→ DATA EXTRACT:
☆ ☆ ☆ ☆ ☆

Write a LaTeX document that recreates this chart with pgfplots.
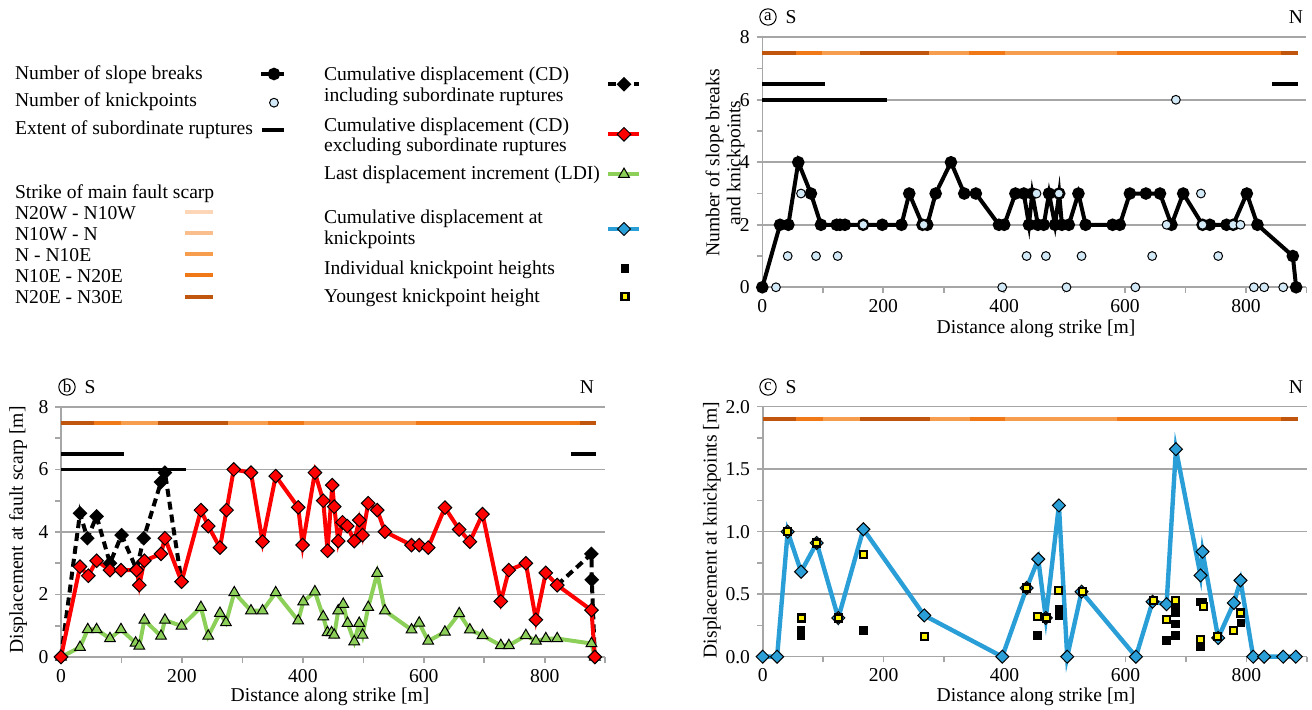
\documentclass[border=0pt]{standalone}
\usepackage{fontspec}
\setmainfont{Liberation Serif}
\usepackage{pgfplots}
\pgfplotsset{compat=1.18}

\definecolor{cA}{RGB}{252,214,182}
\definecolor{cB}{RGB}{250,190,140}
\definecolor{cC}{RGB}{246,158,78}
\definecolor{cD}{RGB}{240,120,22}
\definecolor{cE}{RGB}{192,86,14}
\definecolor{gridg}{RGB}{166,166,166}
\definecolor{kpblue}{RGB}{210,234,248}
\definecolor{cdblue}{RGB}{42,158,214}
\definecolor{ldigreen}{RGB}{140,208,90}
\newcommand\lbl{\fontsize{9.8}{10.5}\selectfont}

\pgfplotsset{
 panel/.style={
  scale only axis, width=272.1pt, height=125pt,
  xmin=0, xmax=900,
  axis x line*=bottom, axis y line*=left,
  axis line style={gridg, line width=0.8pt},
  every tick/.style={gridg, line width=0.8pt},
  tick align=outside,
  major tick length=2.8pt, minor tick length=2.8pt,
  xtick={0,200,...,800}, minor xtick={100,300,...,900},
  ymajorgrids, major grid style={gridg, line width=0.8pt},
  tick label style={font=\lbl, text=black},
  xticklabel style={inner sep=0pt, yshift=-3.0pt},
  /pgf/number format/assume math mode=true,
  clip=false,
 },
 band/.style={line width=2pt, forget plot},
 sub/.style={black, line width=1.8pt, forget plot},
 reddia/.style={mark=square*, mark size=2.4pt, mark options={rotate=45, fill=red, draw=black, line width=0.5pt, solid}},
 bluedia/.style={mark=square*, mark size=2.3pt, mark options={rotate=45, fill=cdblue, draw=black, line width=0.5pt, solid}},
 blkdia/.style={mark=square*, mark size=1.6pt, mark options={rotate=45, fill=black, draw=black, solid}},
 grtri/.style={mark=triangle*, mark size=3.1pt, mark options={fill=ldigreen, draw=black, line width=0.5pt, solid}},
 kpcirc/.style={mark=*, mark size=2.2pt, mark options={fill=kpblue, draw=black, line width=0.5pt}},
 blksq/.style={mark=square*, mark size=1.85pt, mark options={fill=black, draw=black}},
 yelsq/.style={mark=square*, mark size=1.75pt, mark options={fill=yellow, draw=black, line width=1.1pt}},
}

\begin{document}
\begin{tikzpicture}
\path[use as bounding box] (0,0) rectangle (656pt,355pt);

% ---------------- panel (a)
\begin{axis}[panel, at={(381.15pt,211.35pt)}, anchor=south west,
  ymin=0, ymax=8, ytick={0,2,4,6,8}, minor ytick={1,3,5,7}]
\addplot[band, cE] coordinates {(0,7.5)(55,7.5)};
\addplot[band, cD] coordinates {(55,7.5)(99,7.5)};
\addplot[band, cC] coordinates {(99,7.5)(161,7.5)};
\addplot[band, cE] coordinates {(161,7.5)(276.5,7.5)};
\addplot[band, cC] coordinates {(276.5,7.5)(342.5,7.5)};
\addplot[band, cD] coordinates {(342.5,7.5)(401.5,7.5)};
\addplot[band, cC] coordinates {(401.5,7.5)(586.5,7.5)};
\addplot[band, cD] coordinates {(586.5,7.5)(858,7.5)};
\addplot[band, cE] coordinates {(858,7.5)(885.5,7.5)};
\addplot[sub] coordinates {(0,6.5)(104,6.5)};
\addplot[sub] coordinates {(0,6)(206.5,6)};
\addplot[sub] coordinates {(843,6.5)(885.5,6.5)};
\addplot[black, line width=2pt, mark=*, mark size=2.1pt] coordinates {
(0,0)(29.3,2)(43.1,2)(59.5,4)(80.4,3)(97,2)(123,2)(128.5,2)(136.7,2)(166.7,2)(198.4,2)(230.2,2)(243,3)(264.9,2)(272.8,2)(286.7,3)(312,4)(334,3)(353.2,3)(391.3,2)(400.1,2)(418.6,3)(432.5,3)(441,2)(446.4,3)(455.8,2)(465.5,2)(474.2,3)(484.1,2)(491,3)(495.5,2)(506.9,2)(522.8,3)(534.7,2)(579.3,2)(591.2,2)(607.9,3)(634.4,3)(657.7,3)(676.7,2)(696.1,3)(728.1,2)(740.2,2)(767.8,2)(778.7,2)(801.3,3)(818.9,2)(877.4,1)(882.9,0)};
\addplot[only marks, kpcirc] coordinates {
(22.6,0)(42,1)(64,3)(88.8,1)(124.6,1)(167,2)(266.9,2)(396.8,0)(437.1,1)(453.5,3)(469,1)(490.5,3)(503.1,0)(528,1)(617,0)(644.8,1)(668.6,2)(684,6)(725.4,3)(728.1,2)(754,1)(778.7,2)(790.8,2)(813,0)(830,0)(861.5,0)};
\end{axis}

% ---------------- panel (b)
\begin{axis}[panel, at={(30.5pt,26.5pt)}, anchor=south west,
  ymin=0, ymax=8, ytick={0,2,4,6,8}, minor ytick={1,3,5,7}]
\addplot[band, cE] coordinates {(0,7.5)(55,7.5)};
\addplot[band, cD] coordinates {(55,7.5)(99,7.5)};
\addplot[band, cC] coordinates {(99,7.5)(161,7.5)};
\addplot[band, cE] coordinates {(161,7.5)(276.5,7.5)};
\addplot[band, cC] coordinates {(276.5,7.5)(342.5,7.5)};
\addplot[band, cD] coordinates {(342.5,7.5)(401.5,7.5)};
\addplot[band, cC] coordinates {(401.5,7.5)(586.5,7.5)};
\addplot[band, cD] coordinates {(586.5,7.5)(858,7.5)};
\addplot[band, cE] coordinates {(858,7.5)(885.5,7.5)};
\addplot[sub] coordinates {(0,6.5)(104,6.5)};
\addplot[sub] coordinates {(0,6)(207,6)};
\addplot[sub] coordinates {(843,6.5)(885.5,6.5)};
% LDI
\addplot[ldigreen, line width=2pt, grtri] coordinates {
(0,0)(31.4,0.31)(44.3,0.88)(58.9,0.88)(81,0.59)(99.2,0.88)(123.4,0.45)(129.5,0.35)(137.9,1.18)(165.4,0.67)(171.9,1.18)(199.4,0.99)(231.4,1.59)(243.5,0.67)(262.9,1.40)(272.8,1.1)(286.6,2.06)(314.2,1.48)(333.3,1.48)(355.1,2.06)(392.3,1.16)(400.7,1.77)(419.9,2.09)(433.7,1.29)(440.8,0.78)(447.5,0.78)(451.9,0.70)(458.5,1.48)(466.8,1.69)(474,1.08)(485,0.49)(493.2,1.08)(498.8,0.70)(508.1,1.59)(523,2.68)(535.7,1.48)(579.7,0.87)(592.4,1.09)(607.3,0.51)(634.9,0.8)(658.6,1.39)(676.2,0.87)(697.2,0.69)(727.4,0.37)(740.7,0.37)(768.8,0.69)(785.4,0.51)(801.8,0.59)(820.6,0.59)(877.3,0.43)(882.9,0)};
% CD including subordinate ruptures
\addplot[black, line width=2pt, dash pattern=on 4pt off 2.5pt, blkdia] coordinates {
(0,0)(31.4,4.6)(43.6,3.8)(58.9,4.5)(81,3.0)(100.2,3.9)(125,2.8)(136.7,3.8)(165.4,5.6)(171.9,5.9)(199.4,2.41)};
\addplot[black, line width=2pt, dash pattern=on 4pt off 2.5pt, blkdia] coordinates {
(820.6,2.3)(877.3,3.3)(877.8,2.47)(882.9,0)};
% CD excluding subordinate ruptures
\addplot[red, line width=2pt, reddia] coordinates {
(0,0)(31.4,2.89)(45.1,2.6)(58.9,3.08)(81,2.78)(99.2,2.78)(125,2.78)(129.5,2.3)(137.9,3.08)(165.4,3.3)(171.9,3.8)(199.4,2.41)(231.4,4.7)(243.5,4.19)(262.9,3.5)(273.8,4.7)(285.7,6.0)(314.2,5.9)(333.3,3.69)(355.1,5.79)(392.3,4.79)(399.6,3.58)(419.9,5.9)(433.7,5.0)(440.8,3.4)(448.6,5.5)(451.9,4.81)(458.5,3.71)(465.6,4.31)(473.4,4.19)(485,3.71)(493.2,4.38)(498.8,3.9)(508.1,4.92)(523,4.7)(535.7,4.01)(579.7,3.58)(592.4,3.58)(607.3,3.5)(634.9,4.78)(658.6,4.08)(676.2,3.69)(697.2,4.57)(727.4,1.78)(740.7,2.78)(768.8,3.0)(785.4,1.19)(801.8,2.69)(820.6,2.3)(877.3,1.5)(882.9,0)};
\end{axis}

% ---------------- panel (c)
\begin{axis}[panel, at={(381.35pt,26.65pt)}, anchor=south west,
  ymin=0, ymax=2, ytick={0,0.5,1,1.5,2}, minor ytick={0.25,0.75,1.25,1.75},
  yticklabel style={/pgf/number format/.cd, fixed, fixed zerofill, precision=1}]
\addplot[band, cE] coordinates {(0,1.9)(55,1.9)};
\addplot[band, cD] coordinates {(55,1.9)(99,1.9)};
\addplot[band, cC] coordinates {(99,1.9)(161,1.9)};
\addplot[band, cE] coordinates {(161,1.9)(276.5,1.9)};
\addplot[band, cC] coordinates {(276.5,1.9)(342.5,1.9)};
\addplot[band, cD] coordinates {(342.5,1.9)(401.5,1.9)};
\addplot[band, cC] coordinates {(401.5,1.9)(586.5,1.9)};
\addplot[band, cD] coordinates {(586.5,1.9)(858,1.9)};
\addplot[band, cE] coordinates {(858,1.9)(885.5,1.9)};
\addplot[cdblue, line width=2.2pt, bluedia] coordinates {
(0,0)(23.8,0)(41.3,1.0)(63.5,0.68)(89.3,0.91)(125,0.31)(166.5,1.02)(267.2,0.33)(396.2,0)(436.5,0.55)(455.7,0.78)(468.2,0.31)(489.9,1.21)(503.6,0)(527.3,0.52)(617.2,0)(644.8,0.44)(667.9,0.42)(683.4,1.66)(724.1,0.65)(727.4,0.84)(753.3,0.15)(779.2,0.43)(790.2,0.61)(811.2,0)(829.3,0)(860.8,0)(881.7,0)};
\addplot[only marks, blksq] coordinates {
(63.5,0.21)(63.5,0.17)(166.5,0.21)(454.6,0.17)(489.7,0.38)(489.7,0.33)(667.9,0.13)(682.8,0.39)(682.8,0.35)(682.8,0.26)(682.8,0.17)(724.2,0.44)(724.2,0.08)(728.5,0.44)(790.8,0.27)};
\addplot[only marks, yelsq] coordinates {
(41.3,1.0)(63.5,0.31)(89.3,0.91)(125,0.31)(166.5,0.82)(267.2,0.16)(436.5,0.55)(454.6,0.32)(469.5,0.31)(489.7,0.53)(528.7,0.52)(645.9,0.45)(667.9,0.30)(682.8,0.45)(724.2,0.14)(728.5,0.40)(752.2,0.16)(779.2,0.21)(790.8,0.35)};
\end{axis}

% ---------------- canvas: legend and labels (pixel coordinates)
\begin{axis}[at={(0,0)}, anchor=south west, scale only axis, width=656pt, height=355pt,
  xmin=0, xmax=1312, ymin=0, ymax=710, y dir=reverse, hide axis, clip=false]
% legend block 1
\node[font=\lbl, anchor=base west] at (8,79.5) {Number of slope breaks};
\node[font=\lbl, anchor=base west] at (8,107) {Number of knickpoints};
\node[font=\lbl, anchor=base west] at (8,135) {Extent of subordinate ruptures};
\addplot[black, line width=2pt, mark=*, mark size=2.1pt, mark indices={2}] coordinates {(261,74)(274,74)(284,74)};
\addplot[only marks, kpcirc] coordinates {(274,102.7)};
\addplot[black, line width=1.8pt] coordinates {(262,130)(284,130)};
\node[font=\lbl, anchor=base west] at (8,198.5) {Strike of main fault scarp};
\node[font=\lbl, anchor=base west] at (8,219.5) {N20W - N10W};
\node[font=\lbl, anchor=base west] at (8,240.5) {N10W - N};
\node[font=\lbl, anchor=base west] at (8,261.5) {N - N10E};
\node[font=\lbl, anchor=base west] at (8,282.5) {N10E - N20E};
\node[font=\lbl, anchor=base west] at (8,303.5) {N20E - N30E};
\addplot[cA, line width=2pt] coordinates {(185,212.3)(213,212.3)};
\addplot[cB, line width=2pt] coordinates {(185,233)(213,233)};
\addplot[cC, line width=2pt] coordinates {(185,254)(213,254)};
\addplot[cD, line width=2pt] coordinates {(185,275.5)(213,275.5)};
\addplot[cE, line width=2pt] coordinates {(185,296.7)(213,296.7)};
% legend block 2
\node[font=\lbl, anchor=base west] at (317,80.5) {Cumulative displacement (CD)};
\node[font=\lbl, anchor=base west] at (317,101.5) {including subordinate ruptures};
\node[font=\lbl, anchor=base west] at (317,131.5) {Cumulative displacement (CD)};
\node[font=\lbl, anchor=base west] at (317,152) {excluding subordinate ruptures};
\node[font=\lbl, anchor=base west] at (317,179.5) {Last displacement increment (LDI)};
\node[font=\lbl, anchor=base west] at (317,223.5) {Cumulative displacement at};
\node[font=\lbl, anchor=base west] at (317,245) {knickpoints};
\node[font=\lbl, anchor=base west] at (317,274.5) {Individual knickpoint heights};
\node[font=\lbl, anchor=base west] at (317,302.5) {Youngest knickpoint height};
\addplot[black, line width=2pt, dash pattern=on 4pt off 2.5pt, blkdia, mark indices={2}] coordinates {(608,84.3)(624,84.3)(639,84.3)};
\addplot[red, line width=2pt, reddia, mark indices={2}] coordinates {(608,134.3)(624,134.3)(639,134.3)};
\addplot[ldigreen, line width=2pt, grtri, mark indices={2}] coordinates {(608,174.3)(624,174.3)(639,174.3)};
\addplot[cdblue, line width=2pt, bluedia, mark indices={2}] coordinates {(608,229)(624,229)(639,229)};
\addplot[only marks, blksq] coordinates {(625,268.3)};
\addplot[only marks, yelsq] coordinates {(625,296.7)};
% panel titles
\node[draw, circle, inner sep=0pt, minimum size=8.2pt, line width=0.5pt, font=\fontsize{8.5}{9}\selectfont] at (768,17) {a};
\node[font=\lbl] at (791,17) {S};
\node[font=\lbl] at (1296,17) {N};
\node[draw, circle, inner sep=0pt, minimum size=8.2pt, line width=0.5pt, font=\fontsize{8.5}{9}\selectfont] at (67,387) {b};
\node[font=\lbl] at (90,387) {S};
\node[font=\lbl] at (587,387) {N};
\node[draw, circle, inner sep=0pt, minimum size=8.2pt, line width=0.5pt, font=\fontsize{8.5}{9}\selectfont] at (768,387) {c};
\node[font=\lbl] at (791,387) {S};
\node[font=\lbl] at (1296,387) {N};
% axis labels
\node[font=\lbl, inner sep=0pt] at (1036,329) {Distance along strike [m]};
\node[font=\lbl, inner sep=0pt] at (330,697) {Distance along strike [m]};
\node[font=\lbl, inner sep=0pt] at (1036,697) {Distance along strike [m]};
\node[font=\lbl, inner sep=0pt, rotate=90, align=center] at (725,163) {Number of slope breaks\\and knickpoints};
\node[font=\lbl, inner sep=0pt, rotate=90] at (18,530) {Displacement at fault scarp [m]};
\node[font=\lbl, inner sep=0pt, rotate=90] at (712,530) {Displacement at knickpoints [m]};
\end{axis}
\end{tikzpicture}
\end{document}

☆ ☆ ☆ ☆ ☆

→ EXERCISE GOAL: Repeat the lines exactly as they stand, from the opening line of the data through the line with "(0,0) rectangle (656pt,355pt);". Pictures stay out of the copy.

→ SOLUTION FOR THIS TASK:
Write a LaTeX document that recreates this chart with pgfplots.
\documentclass[border=0pt]{standalone}
\usepackage{fontspec}
\setmainfont{Liberation Serif}
\usepackage{pgfplots}
\pgfplotsset{compat=1.18}

\definecolor{cA}{RGB}{252,214,182}
\definecolor{cB}{RGB}{250,190,140}
\definecolor{cC}{RGB}{246,158,78}
\definecolor{cD}{RGB}{240,120,22}
\definecolor{cE}{RGB}{192,86,14}
\definecolor{gridg}{RGB}{166,166,166}
\definecolor{kpblue}{RGB}{210,234,248}
\definecolor{cdblue}{RGB}{42,158,214}
\definecolor{ldigreen}{RGB}{140,208,90}
\newcommand\lbl{\fontsize{9.8}{10.5}\selectfont}

\pgfplotsset{
 panel/.style={
  scale only axis, width=272.1pt, height=125pt,
  xmin=0, xmax=900,
  axis x line*=bottom, axis y line*=left,
  axis line style={gridg, line width=0.8pt},
  every tick/.style={gridg, line width=0.8pt},
  tick align=outside,
  major tick length=2.8pt, minor tick length=2.8pt,
  xtick={0,200,...,800}, minor xtick={100,300,...,900},
  ymajorgrids, major grid style={gridg, line width=0.8pt},
  tick label style={font=\lbl, text=black},
  xticklabel style={inner sep=0pt, yshift=-3.0pt},
  /pgf/number format/assume math mode=true,
  clip=false,
 },
 band/.style={line width=2pt, forget plot},
 sub/.style={black, line width=1.8pt, forget plot},
 reddia/.style={mark=square*, mark size=2.4pt, mark options={rotate=45, fill=red, draw=black, line width=0.5pt, solid}},
 bluedia/.style={mark=square*, mark size=2.3pt, mark options={rotate=45, fill=cdblue, draw=black, line width=0.5pt, solid}},
 blkdia/.style={mark=square*, mark size=1.6pt, mark options={rotate=45, fill=black, draw=black, solid}},
 grtri/.style={mark=triangle*, mark size=3.1pt, mark options={fill=ldigreen, draw=black, line width=0.5pt, solid}},
 kpcirc/.style={mark=*, mark size=2.2pt, mark options={fill=kpblue, draw=black, line width=0.5pt}},
 blksq/.style={mark=square*, mark size=1.85pt, mark options={fill=black, draw=black}},
 yelsq/.style={mark=square*, mark size=1.75pt, mark options={fill=yellow, draw=black, line width=1.1pt}},
}

\begin{document}
\begin{tikzpicture}
\path[use as bounding box] (0,0) rectangle (656pt,355pt);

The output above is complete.